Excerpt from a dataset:
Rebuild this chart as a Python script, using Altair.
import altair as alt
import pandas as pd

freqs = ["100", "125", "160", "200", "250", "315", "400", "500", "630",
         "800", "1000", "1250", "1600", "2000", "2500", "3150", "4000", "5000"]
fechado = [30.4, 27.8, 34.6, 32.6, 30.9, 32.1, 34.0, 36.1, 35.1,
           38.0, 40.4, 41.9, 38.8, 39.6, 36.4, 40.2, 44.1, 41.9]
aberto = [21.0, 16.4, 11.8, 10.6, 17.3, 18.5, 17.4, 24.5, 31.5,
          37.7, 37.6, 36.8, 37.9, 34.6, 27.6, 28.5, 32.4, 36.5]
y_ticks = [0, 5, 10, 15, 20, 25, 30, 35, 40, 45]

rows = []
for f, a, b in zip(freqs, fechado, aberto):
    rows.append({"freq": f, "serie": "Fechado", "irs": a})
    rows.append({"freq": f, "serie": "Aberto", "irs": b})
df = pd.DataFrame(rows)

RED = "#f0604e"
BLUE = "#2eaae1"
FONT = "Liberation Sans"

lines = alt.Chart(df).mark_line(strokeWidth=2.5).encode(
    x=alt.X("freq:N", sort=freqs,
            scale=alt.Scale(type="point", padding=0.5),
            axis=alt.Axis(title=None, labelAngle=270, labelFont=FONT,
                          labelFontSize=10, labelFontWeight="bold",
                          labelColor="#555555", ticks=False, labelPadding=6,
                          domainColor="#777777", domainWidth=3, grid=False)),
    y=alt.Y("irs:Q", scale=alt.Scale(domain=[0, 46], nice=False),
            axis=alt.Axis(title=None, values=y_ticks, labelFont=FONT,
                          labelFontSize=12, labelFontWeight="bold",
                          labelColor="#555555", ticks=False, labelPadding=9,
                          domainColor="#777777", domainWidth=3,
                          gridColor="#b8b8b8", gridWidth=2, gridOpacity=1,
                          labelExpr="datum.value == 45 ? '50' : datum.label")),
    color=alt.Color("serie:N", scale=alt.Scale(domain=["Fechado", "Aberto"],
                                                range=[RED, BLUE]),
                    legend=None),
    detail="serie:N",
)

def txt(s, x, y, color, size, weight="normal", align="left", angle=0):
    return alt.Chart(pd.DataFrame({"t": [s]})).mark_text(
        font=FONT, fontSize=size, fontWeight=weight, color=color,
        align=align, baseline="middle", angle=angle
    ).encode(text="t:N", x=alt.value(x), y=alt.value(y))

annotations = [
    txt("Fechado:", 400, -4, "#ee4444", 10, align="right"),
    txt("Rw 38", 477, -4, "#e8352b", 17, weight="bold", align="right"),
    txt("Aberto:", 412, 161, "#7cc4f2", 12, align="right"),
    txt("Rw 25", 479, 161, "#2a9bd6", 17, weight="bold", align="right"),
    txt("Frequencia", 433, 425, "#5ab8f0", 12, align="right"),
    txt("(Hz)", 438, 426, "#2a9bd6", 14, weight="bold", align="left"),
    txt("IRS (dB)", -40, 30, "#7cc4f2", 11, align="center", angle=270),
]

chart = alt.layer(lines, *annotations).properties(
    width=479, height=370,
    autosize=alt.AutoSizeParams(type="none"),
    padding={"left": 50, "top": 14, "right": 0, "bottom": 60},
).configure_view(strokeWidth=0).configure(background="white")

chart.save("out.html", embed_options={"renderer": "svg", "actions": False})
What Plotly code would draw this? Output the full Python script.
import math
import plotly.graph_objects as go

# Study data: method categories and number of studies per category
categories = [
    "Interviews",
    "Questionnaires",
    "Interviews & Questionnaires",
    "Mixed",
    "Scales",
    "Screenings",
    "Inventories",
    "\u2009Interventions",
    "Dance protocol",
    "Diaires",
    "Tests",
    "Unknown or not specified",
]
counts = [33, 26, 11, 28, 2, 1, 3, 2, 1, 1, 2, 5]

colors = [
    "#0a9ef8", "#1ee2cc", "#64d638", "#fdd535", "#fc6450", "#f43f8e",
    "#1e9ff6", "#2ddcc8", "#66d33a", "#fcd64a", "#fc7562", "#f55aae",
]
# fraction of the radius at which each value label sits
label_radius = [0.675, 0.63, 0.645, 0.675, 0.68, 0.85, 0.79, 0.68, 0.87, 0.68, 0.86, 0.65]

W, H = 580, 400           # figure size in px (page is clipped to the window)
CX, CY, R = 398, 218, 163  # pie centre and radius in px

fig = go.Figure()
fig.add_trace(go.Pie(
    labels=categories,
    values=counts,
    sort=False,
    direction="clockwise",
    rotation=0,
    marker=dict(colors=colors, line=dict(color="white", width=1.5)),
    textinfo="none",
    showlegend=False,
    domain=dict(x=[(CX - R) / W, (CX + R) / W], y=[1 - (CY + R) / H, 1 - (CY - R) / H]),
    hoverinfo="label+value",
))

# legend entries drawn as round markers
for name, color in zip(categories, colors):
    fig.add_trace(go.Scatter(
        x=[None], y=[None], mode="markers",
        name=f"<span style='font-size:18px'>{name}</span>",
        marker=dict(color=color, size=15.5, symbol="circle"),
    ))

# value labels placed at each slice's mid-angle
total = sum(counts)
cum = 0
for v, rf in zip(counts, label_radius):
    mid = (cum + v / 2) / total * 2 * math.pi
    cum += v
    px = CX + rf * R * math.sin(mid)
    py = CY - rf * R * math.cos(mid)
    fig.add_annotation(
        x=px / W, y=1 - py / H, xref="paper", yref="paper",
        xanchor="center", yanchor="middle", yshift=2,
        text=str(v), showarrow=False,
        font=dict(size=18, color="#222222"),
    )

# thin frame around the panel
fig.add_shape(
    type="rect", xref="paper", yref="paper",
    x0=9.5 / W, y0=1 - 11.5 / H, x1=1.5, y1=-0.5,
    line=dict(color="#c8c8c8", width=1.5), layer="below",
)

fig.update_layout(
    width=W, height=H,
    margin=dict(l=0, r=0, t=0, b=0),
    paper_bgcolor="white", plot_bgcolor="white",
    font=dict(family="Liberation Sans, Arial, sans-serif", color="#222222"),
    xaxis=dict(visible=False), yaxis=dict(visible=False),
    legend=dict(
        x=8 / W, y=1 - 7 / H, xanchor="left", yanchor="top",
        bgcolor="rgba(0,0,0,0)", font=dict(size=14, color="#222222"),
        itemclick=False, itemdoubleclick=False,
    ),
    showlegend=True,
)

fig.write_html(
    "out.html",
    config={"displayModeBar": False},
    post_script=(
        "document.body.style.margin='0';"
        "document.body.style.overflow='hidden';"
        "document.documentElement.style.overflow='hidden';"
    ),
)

* * *

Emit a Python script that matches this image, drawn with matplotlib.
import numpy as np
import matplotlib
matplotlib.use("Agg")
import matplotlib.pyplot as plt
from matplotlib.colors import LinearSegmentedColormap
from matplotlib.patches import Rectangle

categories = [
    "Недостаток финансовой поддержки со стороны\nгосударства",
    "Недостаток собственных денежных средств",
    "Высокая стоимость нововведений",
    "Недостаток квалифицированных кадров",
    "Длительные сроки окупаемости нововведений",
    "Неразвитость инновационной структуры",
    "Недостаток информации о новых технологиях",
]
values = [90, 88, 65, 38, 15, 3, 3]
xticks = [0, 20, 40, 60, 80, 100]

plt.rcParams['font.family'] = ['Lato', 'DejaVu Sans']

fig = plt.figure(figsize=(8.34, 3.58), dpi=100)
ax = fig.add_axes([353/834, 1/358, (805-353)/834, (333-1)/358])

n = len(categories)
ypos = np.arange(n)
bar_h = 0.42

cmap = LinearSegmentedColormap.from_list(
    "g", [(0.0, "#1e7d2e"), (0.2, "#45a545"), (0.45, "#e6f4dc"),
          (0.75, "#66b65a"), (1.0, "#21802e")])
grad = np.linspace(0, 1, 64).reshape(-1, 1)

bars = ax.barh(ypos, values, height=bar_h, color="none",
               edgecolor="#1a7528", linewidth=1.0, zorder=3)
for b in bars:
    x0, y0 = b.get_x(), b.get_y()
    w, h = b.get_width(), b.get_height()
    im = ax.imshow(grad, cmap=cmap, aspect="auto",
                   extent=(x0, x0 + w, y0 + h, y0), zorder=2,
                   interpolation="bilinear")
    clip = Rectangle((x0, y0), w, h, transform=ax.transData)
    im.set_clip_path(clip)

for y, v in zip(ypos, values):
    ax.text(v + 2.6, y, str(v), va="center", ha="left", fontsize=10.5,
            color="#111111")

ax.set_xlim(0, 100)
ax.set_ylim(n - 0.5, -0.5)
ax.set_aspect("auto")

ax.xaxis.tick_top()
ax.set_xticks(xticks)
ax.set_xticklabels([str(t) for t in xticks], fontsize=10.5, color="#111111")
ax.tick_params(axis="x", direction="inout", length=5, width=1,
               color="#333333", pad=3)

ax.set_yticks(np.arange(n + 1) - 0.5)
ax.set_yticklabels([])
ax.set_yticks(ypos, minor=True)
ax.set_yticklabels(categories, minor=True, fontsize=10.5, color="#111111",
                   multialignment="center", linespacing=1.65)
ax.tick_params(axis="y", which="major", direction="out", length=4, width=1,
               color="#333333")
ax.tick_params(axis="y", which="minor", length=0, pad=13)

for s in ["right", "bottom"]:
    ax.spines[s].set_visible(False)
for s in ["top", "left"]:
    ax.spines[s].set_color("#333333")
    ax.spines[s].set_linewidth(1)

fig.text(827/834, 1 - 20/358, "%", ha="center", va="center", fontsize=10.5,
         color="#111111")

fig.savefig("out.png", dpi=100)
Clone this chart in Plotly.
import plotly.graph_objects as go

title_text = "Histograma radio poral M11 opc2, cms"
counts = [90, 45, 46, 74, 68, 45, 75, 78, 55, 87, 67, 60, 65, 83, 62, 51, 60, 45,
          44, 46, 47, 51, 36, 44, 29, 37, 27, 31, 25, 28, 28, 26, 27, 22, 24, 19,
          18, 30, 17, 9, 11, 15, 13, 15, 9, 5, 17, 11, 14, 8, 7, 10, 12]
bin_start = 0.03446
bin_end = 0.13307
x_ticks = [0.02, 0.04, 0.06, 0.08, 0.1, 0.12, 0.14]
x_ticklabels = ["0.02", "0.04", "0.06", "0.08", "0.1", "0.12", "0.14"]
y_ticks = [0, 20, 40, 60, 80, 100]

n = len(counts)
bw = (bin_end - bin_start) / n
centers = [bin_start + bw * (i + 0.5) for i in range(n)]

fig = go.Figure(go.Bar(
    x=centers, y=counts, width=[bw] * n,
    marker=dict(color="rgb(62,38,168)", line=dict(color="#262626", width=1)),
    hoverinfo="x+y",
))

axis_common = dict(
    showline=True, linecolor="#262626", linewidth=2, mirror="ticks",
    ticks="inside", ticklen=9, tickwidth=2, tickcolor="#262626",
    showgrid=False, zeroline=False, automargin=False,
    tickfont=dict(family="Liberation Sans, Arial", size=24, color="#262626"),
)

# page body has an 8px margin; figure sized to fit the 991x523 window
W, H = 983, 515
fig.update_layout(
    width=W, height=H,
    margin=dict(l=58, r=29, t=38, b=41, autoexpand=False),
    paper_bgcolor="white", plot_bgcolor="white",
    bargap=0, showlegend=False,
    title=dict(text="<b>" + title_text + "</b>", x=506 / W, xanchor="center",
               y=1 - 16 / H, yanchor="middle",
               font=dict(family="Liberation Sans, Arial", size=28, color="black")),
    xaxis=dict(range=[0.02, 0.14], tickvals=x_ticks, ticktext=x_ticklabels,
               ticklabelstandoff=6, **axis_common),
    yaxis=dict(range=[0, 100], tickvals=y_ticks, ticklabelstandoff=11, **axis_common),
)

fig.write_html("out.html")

...

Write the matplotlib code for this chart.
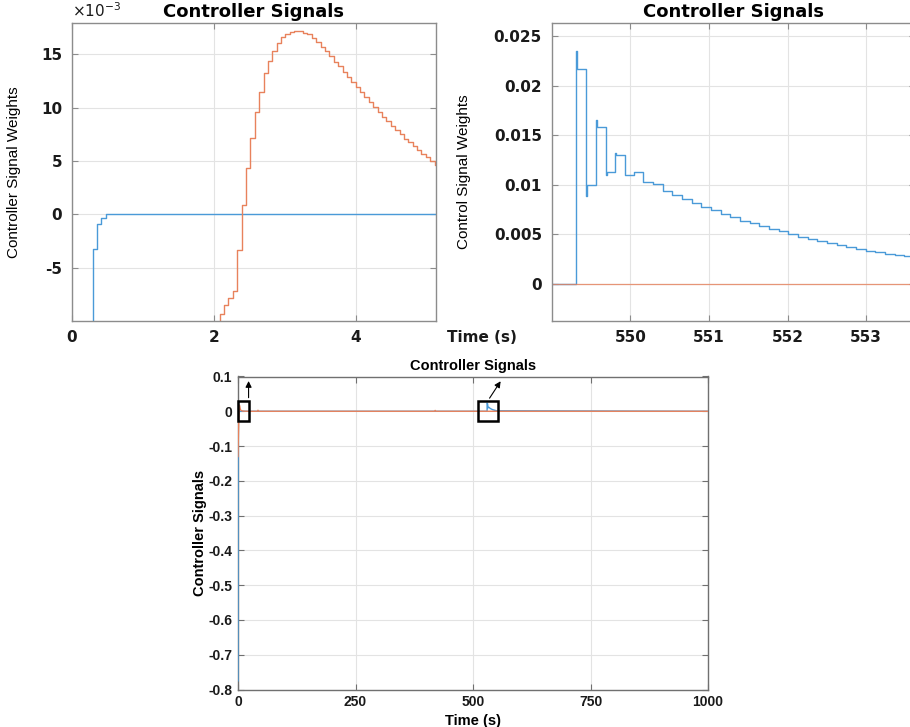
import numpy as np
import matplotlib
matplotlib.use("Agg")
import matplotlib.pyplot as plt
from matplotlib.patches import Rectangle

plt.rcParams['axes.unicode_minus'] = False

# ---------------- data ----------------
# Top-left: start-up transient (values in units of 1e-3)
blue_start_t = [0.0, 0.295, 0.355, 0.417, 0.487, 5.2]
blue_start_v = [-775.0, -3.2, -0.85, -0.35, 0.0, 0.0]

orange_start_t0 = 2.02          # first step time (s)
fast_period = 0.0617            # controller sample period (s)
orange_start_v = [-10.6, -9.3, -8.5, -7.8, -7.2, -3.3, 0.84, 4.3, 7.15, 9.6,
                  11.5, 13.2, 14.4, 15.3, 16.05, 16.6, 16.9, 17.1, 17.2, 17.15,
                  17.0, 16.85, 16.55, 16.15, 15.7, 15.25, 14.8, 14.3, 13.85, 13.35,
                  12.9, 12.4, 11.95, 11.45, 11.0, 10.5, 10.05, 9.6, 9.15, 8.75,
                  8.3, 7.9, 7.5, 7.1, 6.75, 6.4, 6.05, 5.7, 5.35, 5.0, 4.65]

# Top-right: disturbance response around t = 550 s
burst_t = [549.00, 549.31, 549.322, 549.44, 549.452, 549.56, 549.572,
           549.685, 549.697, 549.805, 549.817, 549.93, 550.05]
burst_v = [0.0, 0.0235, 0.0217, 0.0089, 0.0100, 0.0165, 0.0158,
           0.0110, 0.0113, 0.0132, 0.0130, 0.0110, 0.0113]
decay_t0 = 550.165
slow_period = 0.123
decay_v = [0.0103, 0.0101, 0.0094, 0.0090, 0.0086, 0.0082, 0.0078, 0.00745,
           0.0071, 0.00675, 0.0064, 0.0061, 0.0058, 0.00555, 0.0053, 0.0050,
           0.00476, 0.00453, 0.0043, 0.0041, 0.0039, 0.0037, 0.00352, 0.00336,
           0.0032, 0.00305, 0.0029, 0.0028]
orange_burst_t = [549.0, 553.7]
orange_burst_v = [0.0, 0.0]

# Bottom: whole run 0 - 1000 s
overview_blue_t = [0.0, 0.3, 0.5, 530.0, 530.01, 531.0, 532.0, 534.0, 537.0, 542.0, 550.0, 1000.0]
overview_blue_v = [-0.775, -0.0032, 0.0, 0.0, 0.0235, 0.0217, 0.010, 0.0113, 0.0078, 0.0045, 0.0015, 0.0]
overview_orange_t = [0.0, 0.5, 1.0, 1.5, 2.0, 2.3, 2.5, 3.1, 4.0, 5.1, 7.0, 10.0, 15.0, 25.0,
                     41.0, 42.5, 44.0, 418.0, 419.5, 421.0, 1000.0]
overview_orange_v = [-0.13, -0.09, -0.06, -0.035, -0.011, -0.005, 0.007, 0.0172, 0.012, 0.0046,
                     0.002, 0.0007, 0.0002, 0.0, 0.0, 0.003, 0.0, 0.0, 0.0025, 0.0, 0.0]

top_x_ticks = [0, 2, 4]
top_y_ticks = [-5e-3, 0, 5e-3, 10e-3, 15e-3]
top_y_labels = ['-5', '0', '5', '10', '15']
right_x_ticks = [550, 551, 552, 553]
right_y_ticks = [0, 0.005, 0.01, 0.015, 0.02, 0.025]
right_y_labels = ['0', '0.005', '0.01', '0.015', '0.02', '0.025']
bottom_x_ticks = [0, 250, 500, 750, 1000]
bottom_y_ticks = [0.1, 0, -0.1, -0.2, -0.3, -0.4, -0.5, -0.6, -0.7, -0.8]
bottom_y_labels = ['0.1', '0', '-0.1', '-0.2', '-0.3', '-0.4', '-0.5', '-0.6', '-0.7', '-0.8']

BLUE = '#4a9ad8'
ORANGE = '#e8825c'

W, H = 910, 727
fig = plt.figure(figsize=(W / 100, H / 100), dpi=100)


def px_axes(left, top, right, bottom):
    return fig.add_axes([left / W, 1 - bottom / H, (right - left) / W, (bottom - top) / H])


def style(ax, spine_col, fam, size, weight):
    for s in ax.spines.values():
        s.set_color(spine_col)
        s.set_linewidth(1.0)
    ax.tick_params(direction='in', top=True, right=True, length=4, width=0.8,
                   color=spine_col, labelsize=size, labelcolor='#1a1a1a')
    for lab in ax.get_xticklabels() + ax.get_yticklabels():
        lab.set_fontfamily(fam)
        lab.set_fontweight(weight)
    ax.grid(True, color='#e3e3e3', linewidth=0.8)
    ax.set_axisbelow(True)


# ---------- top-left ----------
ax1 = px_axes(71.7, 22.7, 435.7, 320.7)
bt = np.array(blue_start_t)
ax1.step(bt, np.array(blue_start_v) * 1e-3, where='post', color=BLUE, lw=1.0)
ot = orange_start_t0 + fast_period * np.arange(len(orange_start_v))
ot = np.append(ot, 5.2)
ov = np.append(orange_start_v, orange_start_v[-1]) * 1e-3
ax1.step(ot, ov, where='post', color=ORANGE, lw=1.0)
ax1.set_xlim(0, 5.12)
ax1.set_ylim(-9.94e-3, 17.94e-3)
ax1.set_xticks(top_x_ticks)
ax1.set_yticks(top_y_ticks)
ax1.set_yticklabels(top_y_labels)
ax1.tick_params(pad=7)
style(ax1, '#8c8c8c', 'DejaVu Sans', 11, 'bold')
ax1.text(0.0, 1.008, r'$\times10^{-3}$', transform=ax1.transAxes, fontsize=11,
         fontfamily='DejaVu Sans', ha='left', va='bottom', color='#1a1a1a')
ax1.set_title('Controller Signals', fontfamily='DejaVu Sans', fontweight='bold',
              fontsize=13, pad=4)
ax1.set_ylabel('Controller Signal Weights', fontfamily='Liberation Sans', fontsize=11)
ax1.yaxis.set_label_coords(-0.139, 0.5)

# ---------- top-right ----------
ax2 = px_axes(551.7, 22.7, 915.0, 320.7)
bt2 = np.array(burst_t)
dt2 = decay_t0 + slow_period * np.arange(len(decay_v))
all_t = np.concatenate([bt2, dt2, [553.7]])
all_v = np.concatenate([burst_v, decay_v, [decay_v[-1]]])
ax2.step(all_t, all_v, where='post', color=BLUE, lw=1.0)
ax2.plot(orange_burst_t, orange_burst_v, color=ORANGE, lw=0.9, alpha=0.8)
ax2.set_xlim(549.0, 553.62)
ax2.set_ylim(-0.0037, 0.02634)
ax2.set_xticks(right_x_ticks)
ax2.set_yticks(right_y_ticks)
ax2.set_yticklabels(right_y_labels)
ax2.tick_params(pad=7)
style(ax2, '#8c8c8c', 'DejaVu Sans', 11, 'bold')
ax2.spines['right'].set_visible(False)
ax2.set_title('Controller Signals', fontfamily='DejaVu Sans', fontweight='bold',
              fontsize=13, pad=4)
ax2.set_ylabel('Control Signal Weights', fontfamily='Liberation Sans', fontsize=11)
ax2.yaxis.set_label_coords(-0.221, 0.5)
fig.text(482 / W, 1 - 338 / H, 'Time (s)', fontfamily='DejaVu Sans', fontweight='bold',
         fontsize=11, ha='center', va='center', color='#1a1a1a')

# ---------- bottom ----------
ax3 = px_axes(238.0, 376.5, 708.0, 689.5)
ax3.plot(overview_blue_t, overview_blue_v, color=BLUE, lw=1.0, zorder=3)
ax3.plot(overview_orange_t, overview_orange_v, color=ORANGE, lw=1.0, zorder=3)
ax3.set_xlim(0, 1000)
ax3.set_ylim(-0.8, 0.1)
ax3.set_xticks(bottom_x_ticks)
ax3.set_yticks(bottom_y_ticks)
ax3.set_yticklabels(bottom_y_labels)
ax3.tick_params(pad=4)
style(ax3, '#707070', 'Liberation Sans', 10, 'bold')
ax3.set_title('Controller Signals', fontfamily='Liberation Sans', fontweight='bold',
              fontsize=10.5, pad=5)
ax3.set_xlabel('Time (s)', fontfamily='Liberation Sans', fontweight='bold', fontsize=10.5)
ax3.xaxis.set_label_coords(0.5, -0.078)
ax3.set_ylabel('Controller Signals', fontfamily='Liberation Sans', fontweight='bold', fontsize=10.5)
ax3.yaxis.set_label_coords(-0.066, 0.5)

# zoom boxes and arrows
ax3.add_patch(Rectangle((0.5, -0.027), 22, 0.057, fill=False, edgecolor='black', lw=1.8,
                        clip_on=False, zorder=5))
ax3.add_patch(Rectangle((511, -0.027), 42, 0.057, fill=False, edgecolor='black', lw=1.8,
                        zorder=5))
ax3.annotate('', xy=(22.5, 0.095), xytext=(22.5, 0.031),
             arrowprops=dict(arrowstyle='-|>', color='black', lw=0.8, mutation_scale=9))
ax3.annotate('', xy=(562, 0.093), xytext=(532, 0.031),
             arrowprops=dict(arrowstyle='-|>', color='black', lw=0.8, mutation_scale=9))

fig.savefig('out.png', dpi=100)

TASK BRIEF:
Starting at the line that contains "Rebuild this chart", repeat each line exactly, and stop after the line that contains "import pandas as pd".

THE ANSWER:
Rebuild this chart as a Python script, using Altair.
import altair as alt
import pandas as pd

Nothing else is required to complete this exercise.